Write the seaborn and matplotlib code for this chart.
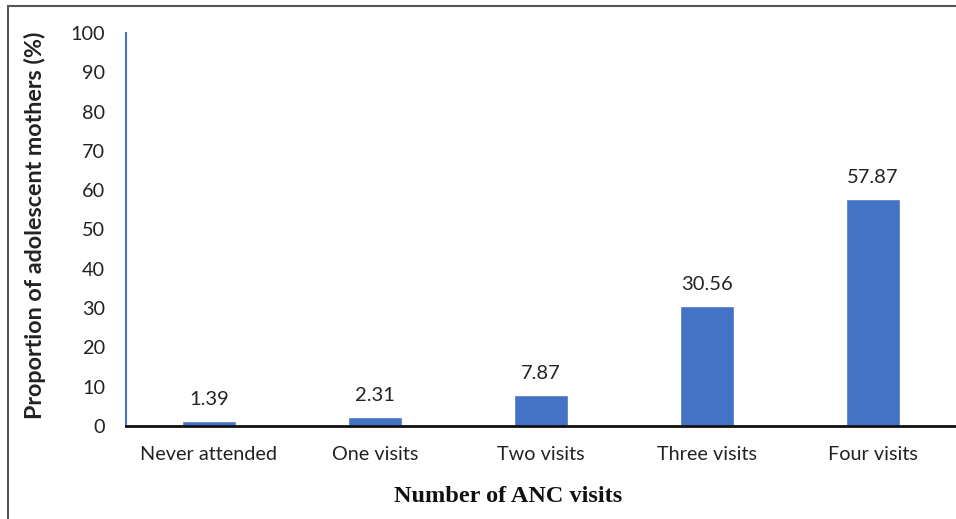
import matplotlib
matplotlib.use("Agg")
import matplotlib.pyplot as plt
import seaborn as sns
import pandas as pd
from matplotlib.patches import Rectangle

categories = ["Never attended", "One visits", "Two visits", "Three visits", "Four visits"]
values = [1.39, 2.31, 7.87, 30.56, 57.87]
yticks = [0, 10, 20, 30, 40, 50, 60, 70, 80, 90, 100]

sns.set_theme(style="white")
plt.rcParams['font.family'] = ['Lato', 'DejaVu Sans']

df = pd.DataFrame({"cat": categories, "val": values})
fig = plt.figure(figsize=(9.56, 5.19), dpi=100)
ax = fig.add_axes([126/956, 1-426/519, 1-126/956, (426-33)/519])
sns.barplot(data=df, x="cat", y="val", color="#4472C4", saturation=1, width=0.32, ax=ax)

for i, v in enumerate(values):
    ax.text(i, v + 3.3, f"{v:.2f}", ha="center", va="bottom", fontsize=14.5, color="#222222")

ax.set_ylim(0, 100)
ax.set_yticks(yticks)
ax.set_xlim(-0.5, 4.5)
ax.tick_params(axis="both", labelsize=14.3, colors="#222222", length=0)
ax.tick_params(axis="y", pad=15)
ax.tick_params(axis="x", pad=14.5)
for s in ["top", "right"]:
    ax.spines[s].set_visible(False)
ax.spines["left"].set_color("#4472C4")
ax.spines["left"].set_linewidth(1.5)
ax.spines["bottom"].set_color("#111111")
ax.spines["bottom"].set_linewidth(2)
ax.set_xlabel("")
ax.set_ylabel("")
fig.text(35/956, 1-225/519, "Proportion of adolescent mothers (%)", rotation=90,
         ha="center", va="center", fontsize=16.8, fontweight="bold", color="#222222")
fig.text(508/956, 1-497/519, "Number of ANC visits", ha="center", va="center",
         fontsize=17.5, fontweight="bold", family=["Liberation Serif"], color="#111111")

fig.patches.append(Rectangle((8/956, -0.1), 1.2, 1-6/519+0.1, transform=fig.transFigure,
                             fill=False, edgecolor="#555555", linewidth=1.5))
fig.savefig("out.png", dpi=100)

• [Do this]: Print, exactly as written, the lines above from the first one to the one containing "from matplotlib.patches import Rectangle". Leave out pictures.

• [Final answer]:
Write the seaborn and matplotlib code for this chart.
import matplotlib
matplotlib.use("Agg")
import matplotlib.pyplot as plt
import seaborn as sns
import pandas as pd
from matplotlib.patches import Rectangle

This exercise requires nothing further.